Not only will voters be required to wear masks and practice social distancing, some voters may also experience increased waiting times due to a national shortage of poll workers. Additionally, places such as senior centers or nursing homes have declined to host polling due to the potential high-risk nature, leading to a shortage of polling sites. According to State Board of Elections Deputy Director of Elections, Miguel Nunez, nearly 130 polling places are unavailable throughout the state.

Nunez stated that potential solutions include condensing multiple polling places into one building which the Board of Elections claimed could cause confusion and a lack of parking. “Parking can become an issue sometimes, but more of a problem is making sure voters actually know which polling place in the building is actually their assigned polling place,” Nunez said. “We can address that by having additional signage, and greeters available to quickly look them up on an electronic poll book and direct them to either Side A or Side B in the gym, or perhaps the cafeteria. So this will require additional poll workers.” The Board of Elections has stated that they have recruited over 2,000 additional poll workers thanks to a social media partnership with “Power The Polls.”

Rhode Islanders have several options available to them should they choose to vote in the upcoming election. Voters who prefer to vote by mail should have requested a mail-in ballot by October 13. In addition, all mail-in ballots will need to be received by the Rhode Island Board of Elections by 8 pm on November 3. According to election officials, there are four common mistakes that can lead to a rejected ballot voters make when submitting mail-in ballots-- the ballot was not submitted on time, your signature does not match the one on your voter registration, the correct envelopes were not used when mailing your ballot or the ballot was not signed at all. Mail-in ballots also require the use of dark ink, black ink is preferred.

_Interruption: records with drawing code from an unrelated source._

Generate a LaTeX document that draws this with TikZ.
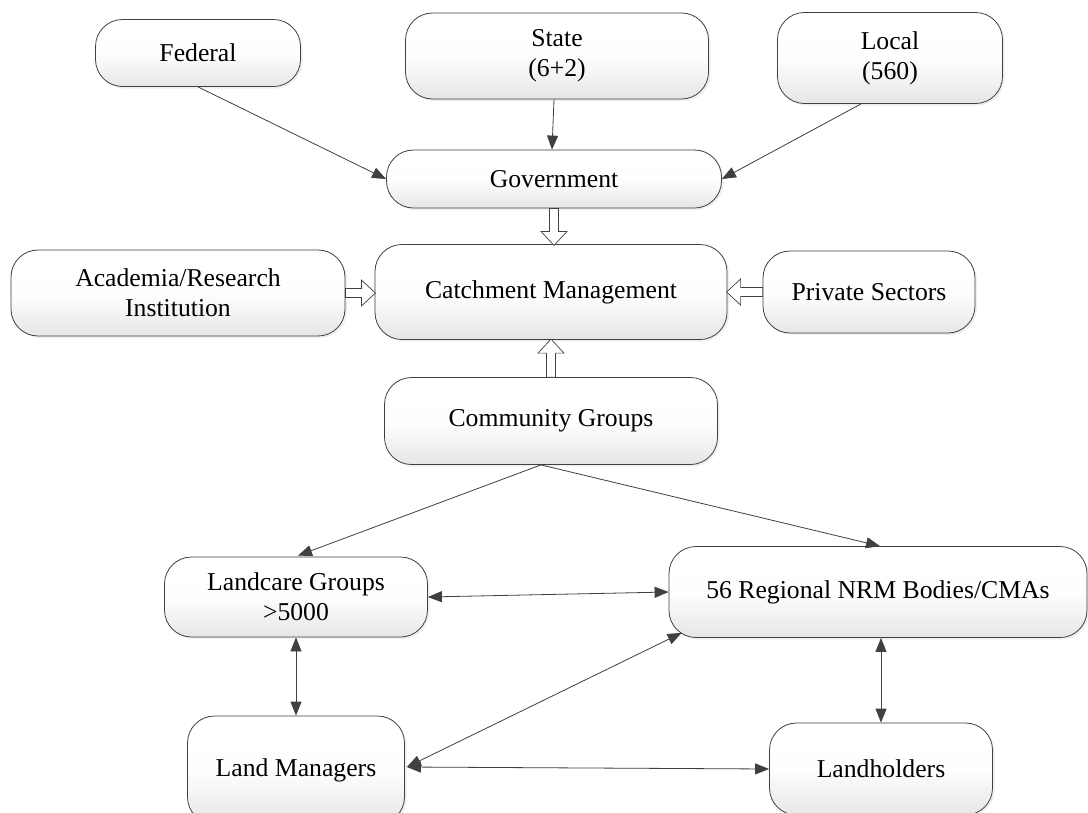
\documentclass[tikz,border=0pt]{standalone}
\usepackage{fontspec}
\setmainfont{Liberation Serif}
\usetikzlibrary{arrows.meta,calc,shadows}

\definecolor{edge}{HTML}{404040}
\definecolor{boxbottom}{HTML}{E6E6E6}

\tikzset{
  box/.style={rectangle, rounded corners=27pt, draw=edge, line width=0.8pt,
    top color=white, bottom color=boxbottom, middle color=white!97!boxbottom,
    drop shadow={opacity=0.12, shadow xshift=2pt, shadow yshift=-2pt},
    align=center, inner sep=2pt,
    font=\fontsize{25.7}{30}\selectfont},
  link/.style={draw=edge, line width=0.8pt,
    {Triangle[length=14pt,width=11pt,fill=edge]}-{Triangle[length=14pt,width=11pt,fill=edge]}},
  oneway/.style={draw=edge, line width=0.8pt, -{Triangle[length=14pt,width=11pt,fill=edge]}},
  pics/blockarrow/.style={code={
    \draw[edge, line width=0.7pt, fill=white]
      (0,-4.5) -- (#1-14,-4.5) -- (#1-14,-13) -- (#1,0) -- (#1-14,13)
      -- (#1-14,4.5) -- (0,4.5) -- cycle;}}
}

\begin{document}
\begin{tikzpicture}[x=1pt,y=-1pt]
\useasboundingbox (0,0) rectangle (1088,812);
\fill[white] (0,0) rectangle (1088,812);
\begin{scope}
\clip (0,0) rectangle (1088,812);

% government tiers
\node[box, minimum width=205pt, minimum height=67pt] (fed)   at (198,53)  {Federal};
\node[box, minimum width=303pt, minimum height=86pt] (state) at (557,56)  {State\\(6+2)};
\node[box, minimum width=225pt, minimum height=91pt] (loc)   at (890,58)  {Local\\(560)};
\node[box, minimum width=335pt, minimum height=58pt] (gov)   at (554,179) {Government};

% central row
\node[box, minimum width=352pt, minimum height=95pt] (catch) at (551,292) {Catchment Management};
\node[box, minimum width=334pt, minimum height=86pt] (acad)  at (178,293) {Academia/Research\\Institution};
\node[box, minimum width=212pt, minimum height=82pt] (priv)  at (869,292) {Private Sectors};
\node[box, minimum width=333pt, minimum height=87pt] (comm)  at (551,421) {Community Groups};

% community level
\node[box, minimum width=263pt, minimum height=80pt]  (landcare) at (296,597) {Landcare Groups\\>5000};
\node[box, minimum width=418pt, minimum height=91pt]  (nrm)      at (878,592) {56 Regional NRM Bodies/CMAs};
\node[box, minimum width=217pt, minimum height=108pt] (lm)       at (296,770) {Land Managers};
\node[box, minimum width=223pt, minimum height=92pt]  (lh)       at (881,769) {Landholders};

% inputs to government
\draw[oneway] (fed.south) -- (gov.west);
\draw[oneway] ($(state.south)+(-3,0)$) -- ($(gov.north)+(-2,0)$);
\draw[oneway] ($(loc.south)+(-29,0)$) -- (gov.east);

% block arrows into catchment management
\pic at (gov.south)  [rotate=-90] {blockarrow=37};
\pic at (acad.east)  {blockarrow=30};
\pic at (priv.west)  [rotate=180] {blockarrow=36};
\pic at (comm.north) [rotate=90]  {blockarrow=38};

% community groups branches
\coordinate (cs) at ($(comm.south)+(-10,0)$);
\draw[oneway] (cs) -- ($(landcare.north)+(2,-1)$);
\draw[oneway] (cs) -- ($(nrm.north)+(2,0)$);

% two-way links
\draw[link] (landcare.east) -- (nrm.west);
\draw[link] (landcare.south) -- (lm.north);
\draw[link] (lh.north |- nrm.south) -- (lh.north);
\draw[link] ($(lm.east)+(2,-3)$) -- ($(nrm.south west)+(13,-5)$);
\draw[link] ($(lm.east)+(2,-3)$) -- (lh.west);
\end{scope}
\end{tikzpicture}
\end{document}
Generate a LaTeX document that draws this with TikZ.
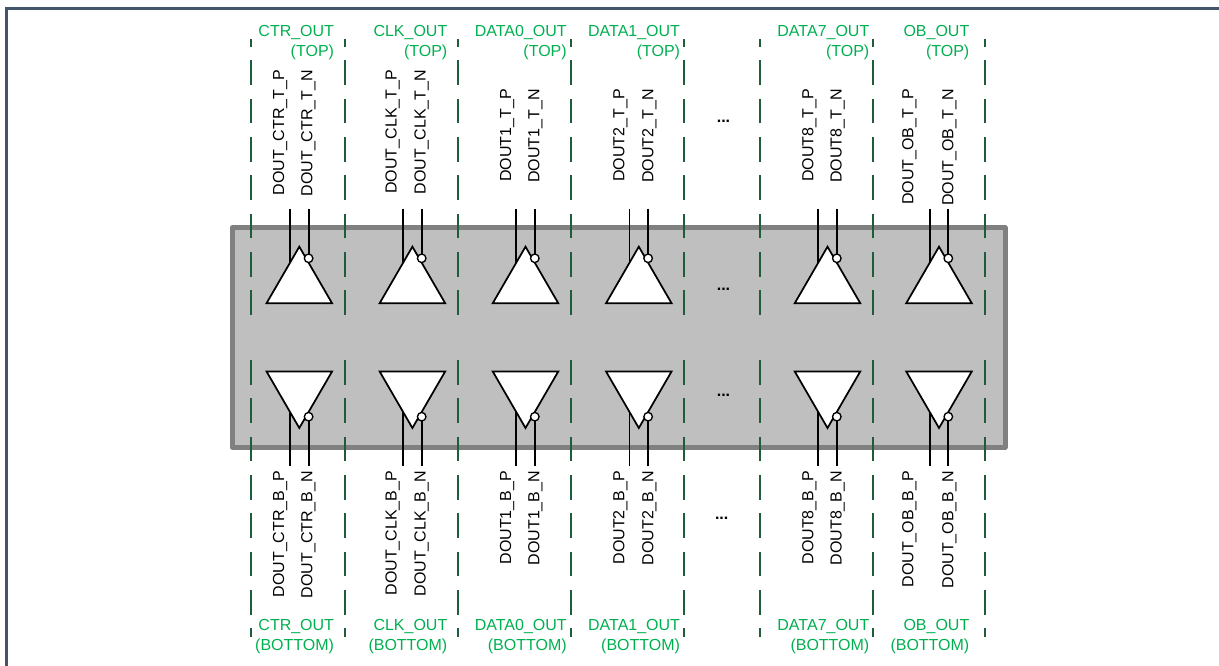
\documentclass[tikz,border=0pt]{standalone}
\usepackage{fontspec}
\setmainfont{Liberation Sans}
\usepackage{xcolor}
\usetikzlibrary{shapes.geometric}
\definecolor{FrameSlate}{HTML}{44546A}
\definecolor{LabelGreen}{HTML}{00B050}
\definecolor{SepGreen}{HTML}{1F5C3A}
\tikzset{
every node/.style={font=\fontsize{12}{14.6}\selectfont, inner sep=0pt, outer sep=0pt},
wire/.style={line width=1.45pt, black},
}

\begin{document}
\begin{tikzpicture}[
  x=0.75pt, y=-0.75pt,
  corebox/.style={rectangle, draw=black!50, fill=black!25, line width=3.75pt, line join=round,
    minimum width=579.75pt, minimum height=164.25pt},
  buf/.style={isosceles triangle, isosceles triangle stretches, draw=black, fill=white, line width=1.3pt,
    minimum width=49.2pt, minimum height=42.45pt},
  bubble/.style={circle, draw=black, fill=white, line width=1pt, minimum size=6.4pt},
  seppin/.style={line width=1.3pt, draw=SepGreen, dash pattern=on 18.6pt off 10.15pt},
  pinlabel/.style={rotate=90, anchor=base east},
  bufname/.style={text=LabelGreen, align=right, anchor=base east},
  moredots/.style={font=\fontsize{12}{14.6}\selectfont\bfseries, anchor=base},
]
\useasboundingbox (0,0) rectangle (1219,666);

%% ---- page frame, only top and left are visible ----
\coordinate (frameTR) at (1219,8.4);
\coordinate (frameTL) at (6.5,8.4);
\coordinate (frameBL) at (6.5,666);
\draw[FrameSlate, line width=2.4pt] (frameTR) -- (frameTL) -- (frameBL);

\node[corebox] (core) at (618.5,337.5) {};

%% Each separator has an upper and a lower run, both start with a whole dash
%% at the middle of the block so they mirror one another.
\def\sepline#1#2{
  \coordinate (sep#1a) at (#2,315);
  \coordinate (sep#1b) at (#2,39);
  \coordinate (sep#1c) at (#2,360);
  \coordinate (sep#1d) at (#2,636.5);
  \draw[seppin] (sep#1a) -- (sep#1b);
  \draw[seppin] (sep#1c) -- (sep#1d);
}
\sepline{0}{250.7}
\sepline{1}{345}
\sepline{2}{458.2}
\sepline{3}{571}
\sepline{4}{684.3}
\sepline{5}{760}
\sepline{6}{873}
\sepline{7}{984.7}

%% #1 id, #2 centre x, #3 group name, #4 right edge of group name,
%% #5 signal stem, #6 baseline of P label, #7 baseline of N label, #8 top of upper labels
\def\bufcol#1#2#3#4#5#6#7#8{
  %% ---- upper buffer ----
  \node[buf, shape border rotate=90, anchor=apex] (#1tbuf) at (#2,246.7) {};
  \node[bubble] (#1tdot) at (#2+9.3,258.3) {};
  \coordinate (#1tpin) at (#2-9.3,262.8);
  \coordinate (#1tp) at (#2-9.3,209);
  \coordinate (#1tn) at (#2+9.3,209);
  \draw[wire] (#1tp) -- (#1tpin);
  \draw[wire] (#1tn) -- (#1tdot.north);
  \node[pinlabel] (#1tplab) at (#6,#8) {#5\_T\_P};
  \node[pinlabel] (#1tnlab) at (#7,#8) {#5\_T\_N};
  \node[bufname] (#1tname) at (#4,56.3) {#3\\(TOP)};
  %% ---- lower buffer ----
  \node[buf, shape border rotate=-90, anchor=apex] (#1bbuf) at (#2,428) {};
  \node[bubble] (#1bdot) at (#2+9.3,416.7) {};
  \coordinate (#1bpin) at (#2-9.3,412);
  \coordinate (#1bp) at (#2-9.3,466);
  \coordinate (#1bn) at (#2+9.3,466);
  \draw[wire] (#1bp) -- (#1bpin);
  \draw[wire] (#1bn) -- (#1bdot.south);
  \node[pinlabel] (#1bplab) at (#6,471) {#5\_B\_P};
  \node[pinlabel] (#1bnlab) at (#7,471) {#5\_B\_N};
  \node[bufname] (#1bname) at (#4,650) {#3\\(BOTTOM)};
}
\bufcol{ctr}{299.3}{CTR\_OUT}{334}{DOUT\_CTR}{284}{312.3}{70}
\bufcol{clk}{412.4}{CLK\_OUT}{447.3}{DOUT\_CLK}{396.7}{425.7}{70}
\bufcol{dza}{525.5}{DATA0\_OUT}{566.7}{DOUT1}{511}{539.3}{89.3}
\bufcol{dzb}{638.8}{DATA1\_OUT}{680}{DOUT2}{624.3}{653.3}{89.3}
\bufcol{dzh}{827.5}{DATA7\_OUT}{869.3}{DOUT8}{813.3}{841.7}{89.3}
\bufcol{ob}{939}{OB\_OUT}{969.3}{DOUT\_OB}{913.3}{953.3}{89.3}

%% ---- columns left out ----
\node[moredots] (dots1) at (723.5,122.3) {...};
\node[moredots] (dots2) at (723.5,290.3) {...};
\node[moredots] (dots3) at (723.5,396) {...};
\node[moredots] (dots4) at (721.7,519) {...};
\end{tikzpicture}
\end{document}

Rhode Island Secretary of State Nellie Gorbea, asserted that as of Thursday over 170,000 Rhode Islanders have already cast their ballot, this is over a third of the total votes cast in Rhode Island in 2016. Furthermore, the State Board of Elections stated that they have received 113,567 mail-in ballots out of 175,439 that were requested. The Board of Elections is also responsible for matching signatures to voter registrations. Should a discrepancy be discovered voters will be contacted and have seven days to correct the problem.

Early voting is taking place for the first time in Rhode Island. Early voting began on October 13 and will end on November 2, those wishing to vote early will need to go to their local board of canvassers, located in their local town or city hall. Voters will also need to provide identification such as a license, Military ID, RIPTA bus pass, passport or an ID card issued by a United States educational institution or the state government.

Voters who wish to cast their ballots on election day can find their polling place at They will also be required to provide identification; however, if a voter is unable to provide ID on Election Day they will be allowed to cast a provisional ballot which will be counted only if the signature on the ballot matches the voter registration. Furthermore, unregistered voters will be allowed to register to vote on election day but will only be allowed to vote in the Presidential race.